**Short problem**
Give again, word for word, the lines below that run from the line with "Emit a Python" through the line with "the right side.']". Drop the pictures.

-- BEGIN Dataset extract --

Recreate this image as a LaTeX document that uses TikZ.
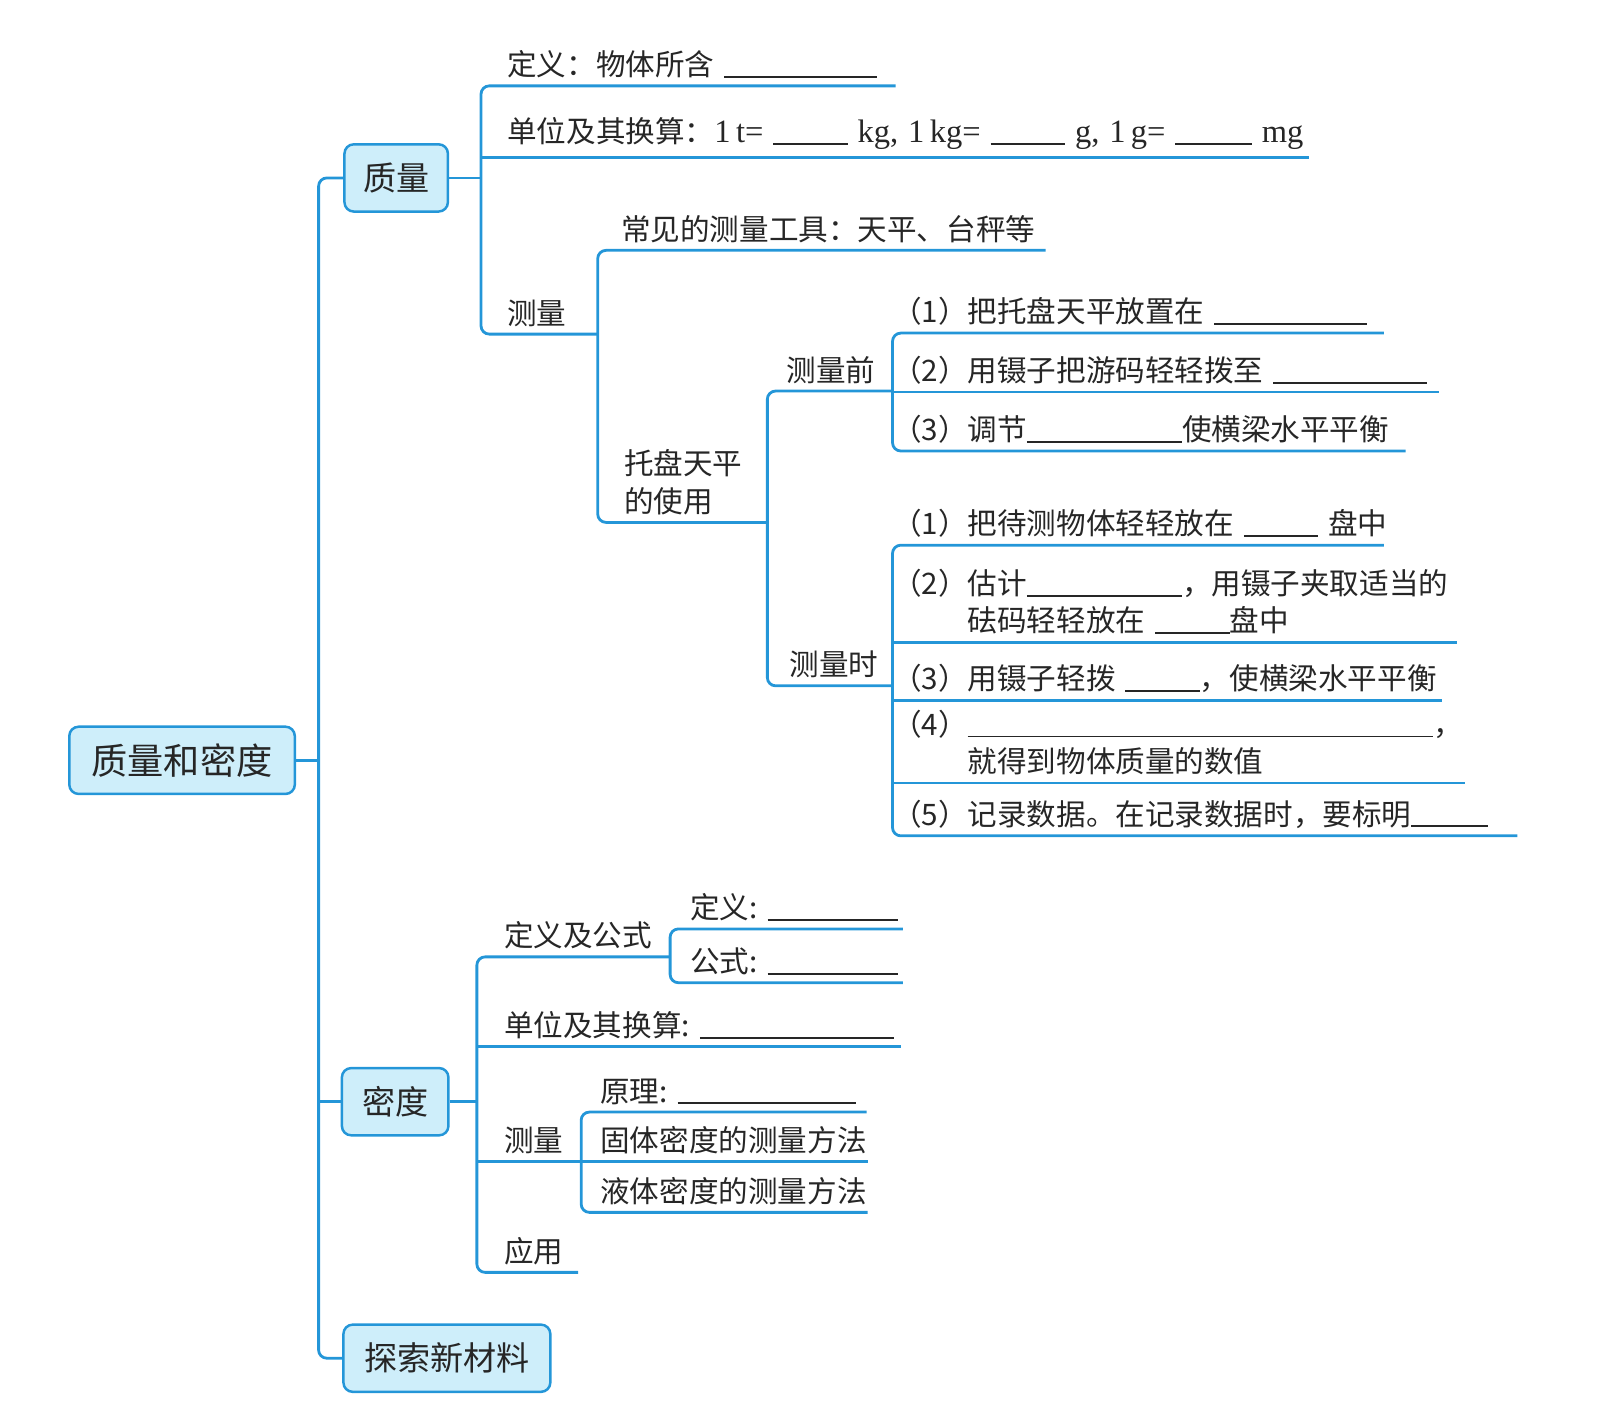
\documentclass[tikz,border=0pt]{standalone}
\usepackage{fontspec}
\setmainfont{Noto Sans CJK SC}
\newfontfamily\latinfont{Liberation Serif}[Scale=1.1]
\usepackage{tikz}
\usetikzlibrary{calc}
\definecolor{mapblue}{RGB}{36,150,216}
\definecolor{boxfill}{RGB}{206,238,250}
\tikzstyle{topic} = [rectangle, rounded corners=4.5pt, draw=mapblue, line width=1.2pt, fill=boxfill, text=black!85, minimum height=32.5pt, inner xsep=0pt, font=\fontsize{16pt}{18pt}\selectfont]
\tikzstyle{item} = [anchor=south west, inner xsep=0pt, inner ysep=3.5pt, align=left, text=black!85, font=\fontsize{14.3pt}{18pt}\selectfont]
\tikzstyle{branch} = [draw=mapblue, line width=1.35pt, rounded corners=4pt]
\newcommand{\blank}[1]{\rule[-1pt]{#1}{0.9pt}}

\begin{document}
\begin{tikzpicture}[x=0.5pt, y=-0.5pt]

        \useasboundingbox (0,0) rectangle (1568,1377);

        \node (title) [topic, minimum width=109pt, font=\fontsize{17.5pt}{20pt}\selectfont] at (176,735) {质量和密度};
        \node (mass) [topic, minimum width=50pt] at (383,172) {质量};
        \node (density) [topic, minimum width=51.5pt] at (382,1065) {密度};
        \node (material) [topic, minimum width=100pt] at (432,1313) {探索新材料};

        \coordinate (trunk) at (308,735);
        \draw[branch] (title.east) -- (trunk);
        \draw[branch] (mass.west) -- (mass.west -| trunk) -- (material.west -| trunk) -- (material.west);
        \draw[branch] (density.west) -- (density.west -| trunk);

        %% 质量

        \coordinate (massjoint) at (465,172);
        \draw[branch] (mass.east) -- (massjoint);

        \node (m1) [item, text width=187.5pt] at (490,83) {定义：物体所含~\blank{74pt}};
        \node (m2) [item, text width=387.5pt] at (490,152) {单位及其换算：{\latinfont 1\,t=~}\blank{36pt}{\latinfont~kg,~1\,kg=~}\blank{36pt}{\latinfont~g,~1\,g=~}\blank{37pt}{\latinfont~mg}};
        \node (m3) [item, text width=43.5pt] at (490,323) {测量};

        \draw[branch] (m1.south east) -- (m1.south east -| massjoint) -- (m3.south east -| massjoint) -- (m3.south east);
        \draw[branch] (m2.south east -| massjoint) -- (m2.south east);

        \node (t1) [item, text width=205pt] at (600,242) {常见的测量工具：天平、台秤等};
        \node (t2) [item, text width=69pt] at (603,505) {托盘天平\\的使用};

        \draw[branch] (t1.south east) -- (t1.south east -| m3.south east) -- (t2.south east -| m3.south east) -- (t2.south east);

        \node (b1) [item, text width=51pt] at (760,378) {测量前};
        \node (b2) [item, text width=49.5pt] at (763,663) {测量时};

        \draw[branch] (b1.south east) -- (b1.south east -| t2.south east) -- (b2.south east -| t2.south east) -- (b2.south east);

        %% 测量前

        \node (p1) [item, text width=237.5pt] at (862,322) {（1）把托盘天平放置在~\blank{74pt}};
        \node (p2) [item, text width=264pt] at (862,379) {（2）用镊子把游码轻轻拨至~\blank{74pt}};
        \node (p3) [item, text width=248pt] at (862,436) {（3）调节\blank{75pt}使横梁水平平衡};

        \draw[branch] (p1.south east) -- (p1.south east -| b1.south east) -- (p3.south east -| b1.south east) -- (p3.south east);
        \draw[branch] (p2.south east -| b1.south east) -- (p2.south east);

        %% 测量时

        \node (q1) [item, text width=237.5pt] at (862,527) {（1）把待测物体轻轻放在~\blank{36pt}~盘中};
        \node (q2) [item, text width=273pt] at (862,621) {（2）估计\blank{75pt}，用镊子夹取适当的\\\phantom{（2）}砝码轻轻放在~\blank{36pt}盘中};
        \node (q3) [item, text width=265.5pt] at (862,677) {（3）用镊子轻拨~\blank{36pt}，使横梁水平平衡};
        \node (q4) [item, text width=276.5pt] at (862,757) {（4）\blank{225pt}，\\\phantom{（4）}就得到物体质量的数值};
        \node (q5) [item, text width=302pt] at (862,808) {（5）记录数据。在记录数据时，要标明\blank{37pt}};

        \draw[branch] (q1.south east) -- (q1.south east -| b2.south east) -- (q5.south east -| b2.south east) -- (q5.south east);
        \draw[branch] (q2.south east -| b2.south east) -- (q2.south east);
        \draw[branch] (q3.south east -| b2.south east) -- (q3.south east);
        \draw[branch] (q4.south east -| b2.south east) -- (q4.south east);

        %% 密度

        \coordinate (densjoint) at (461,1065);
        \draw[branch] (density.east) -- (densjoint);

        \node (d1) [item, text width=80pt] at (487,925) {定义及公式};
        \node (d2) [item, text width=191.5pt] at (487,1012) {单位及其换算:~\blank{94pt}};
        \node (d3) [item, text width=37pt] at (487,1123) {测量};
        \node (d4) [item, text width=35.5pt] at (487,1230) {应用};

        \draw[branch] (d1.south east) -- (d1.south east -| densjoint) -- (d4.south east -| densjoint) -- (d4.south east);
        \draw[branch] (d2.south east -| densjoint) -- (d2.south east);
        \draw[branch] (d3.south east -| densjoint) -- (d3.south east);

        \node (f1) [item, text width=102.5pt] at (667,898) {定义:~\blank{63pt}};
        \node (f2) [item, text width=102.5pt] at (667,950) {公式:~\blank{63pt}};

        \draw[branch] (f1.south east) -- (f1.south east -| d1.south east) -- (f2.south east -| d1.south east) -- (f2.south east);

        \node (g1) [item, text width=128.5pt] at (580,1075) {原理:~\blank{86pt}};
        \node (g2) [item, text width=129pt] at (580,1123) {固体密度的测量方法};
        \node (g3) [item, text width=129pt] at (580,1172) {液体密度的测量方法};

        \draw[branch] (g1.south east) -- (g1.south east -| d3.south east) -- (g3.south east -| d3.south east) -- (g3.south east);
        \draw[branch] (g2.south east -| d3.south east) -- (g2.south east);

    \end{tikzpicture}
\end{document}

-- END Dataset extract --
-- BEGIN Dataset extract --

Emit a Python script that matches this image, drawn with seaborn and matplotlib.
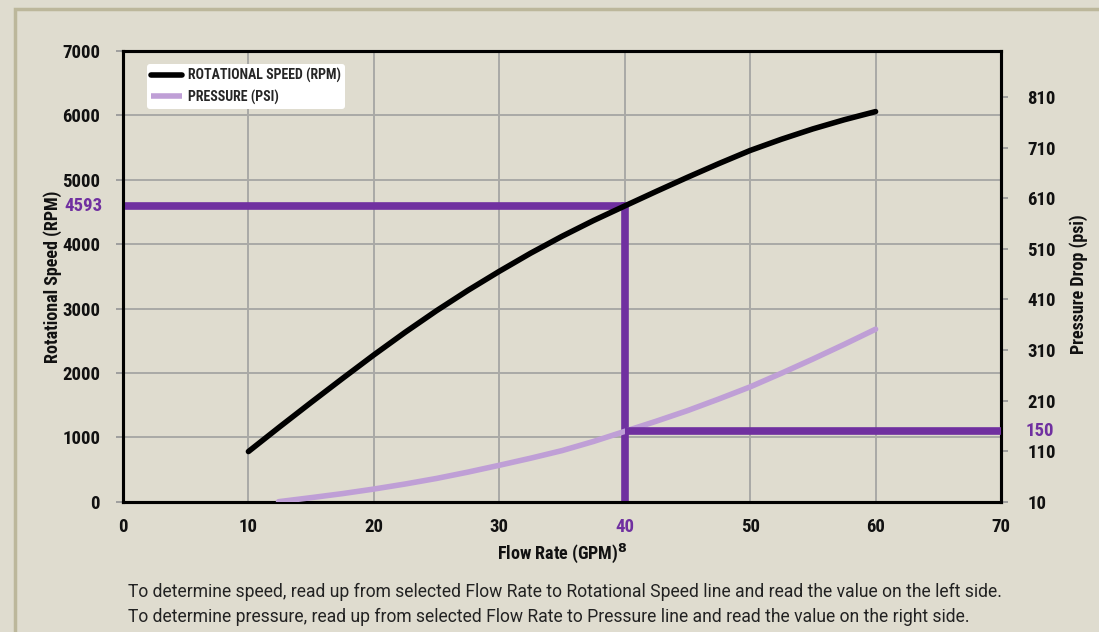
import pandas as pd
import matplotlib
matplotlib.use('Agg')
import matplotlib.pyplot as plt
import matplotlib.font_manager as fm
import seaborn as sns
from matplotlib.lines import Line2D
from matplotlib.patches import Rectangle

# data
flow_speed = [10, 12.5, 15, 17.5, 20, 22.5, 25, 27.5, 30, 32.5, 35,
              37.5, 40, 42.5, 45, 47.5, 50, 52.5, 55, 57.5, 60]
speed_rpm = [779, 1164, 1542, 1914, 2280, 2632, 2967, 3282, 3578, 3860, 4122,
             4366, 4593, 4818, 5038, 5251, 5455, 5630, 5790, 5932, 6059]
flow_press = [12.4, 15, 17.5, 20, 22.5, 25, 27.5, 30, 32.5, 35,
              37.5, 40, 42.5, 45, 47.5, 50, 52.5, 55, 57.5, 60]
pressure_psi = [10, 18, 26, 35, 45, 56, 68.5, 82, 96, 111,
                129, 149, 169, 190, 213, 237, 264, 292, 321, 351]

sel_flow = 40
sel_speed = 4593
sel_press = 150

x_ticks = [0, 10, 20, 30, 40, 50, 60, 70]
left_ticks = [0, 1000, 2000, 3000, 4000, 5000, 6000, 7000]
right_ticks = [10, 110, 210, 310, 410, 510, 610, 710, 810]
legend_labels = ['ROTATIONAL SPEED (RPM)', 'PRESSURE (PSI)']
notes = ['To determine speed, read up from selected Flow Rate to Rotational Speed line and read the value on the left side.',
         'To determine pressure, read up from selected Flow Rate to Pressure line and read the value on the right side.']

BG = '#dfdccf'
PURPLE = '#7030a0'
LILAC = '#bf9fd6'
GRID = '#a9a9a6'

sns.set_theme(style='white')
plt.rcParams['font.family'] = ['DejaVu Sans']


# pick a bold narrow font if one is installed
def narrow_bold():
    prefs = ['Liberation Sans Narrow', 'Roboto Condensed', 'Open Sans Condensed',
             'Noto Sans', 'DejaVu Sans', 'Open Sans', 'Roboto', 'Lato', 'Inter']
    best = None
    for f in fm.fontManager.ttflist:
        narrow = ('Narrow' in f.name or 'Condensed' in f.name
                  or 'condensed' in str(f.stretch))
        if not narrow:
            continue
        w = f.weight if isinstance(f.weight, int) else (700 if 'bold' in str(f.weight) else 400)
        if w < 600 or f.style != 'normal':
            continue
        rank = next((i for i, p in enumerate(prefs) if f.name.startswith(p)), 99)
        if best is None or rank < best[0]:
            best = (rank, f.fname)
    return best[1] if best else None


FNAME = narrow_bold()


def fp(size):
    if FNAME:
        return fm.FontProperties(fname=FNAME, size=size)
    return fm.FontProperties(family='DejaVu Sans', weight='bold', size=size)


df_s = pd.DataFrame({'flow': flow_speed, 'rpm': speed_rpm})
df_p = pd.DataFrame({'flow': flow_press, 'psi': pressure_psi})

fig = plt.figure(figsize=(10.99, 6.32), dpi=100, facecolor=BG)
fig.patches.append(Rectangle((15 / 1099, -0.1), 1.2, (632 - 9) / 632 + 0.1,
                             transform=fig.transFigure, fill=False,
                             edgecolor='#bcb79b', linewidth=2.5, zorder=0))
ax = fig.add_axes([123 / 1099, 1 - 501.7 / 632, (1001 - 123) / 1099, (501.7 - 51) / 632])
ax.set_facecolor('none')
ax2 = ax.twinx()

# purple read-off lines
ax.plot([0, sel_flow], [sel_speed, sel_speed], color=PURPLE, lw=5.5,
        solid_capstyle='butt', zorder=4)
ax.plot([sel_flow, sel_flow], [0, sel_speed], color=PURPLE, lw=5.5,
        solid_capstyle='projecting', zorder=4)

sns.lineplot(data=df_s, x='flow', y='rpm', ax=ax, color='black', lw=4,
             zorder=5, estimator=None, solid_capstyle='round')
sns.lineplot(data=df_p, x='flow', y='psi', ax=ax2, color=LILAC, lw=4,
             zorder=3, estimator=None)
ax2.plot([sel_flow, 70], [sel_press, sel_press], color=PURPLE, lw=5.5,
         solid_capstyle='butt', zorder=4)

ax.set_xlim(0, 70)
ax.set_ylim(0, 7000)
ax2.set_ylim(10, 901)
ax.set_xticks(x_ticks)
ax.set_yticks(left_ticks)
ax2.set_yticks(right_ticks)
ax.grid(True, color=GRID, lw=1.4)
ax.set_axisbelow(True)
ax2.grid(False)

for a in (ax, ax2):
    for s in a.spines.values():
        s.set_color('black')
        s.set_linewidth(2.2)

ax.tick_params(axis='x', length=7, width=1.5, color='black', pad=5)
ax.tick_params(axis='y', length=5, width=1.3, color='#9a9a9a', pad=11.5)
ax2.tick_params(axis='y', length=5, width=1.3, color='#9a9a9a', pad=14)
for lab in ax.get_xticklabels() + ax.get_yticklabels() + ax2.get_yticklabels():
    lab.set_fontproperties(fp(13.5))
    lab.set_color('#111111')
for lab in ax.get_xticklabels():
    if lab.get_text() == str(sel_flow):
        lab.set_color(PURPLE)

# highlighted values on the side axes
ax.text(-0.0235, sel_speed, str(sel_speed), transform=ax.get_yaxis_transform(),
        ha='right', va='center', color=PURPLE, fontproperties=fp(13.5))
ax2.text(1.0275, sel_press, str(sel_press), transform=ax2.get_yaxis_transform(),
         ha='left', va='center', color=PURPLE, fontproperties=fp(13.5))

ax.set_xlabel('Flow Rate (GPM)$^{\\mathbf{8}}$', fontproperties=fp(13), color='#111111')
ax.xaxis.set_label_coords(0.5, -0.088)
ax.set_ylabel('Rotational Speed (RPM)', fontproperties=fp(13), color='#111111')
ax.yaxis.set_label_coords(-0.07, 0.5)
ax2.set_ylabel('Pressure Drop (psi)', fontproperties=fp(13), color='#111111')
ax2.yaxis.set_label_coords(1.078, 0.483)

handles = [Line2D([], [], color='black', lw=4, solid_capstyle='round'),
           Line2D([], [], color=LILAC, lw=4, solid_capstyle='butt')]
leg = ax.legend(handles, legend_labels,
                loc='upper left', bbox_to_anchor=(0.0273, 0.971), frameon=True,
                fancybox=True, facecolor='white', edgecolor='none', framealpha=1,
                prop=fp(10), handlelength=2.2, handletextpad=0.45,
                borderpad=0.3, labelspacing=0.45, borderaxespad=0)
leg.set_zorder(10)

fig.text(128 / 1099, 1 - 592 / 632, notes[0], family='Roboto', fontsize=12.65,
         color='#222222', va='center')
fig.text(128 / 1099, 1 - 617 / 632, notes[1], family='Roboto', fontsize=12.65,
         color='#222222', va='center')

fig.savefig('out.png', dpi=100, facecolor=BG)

-- END Dataset extract --

**Expected answer**
Emit a Python script that matches this image, drawn with seaborn and matplotlib.
import pandas as pd
import matplotlib
matplotlib.use('Agg')
import matplotlib.pyplot as plt
import matplotlib.font_manager as fm
import seaborn as sns
from matplotlib.lines import Line2D
from matplotlib.patches import Rectangle

# data
flow_speed = [10, 12.5, 15, 17.5, 20, 22.5, 25, 27.5, 30, 32.5, 35,
              37.5, 40, 42.5, 45, 47.5, 50, 52.5, 55, 57.5, 60]
speed_rpm = [779, 1164, 1542, 1914, 2280, 2632, 2967, 3282, 3578, 3860, 4122,
             4366, 4593, 4818, 5038, 5251, 5455, 5630, 5790, 5932, 6059]
flow_press = [12.4, 15, 17.5, 20, 22.5, 25, 27.5, 30, 32.5, 35,
              37.5, 40, 42.5, 45, 47.5, 50, 52.5, 55, 57.5, 60]
pressure_psi = [10, 18, 26, 35, 45, 56, 68.5, 82, 96, 111,
                129, 149, 169, 190, 213, 237, 264, 292, 321, 351]

sel_flow = 40
sel_speed = 4593
sel_press = 150

x_ticks = [0, 10, 20, 30, 40, 50, 60, 70]
left_ticks = [0, 1000, 2000, 3000, 4000, 5000, 6000, 7000]
right_ticks = [10, 110, 210, 310, 410, 510, 610, 710, 810]
legend_labels = ['ROTATIONAL SPEED (RPM)', 'PRESSURE (PSI)']
notes = ['To determine speed, read up from selected Flow Rate to Rotational Speed line and read the value on the left side.',
         'To determine pressure, read up from selected Flow Rate to Pressure line and read the value on the right side.']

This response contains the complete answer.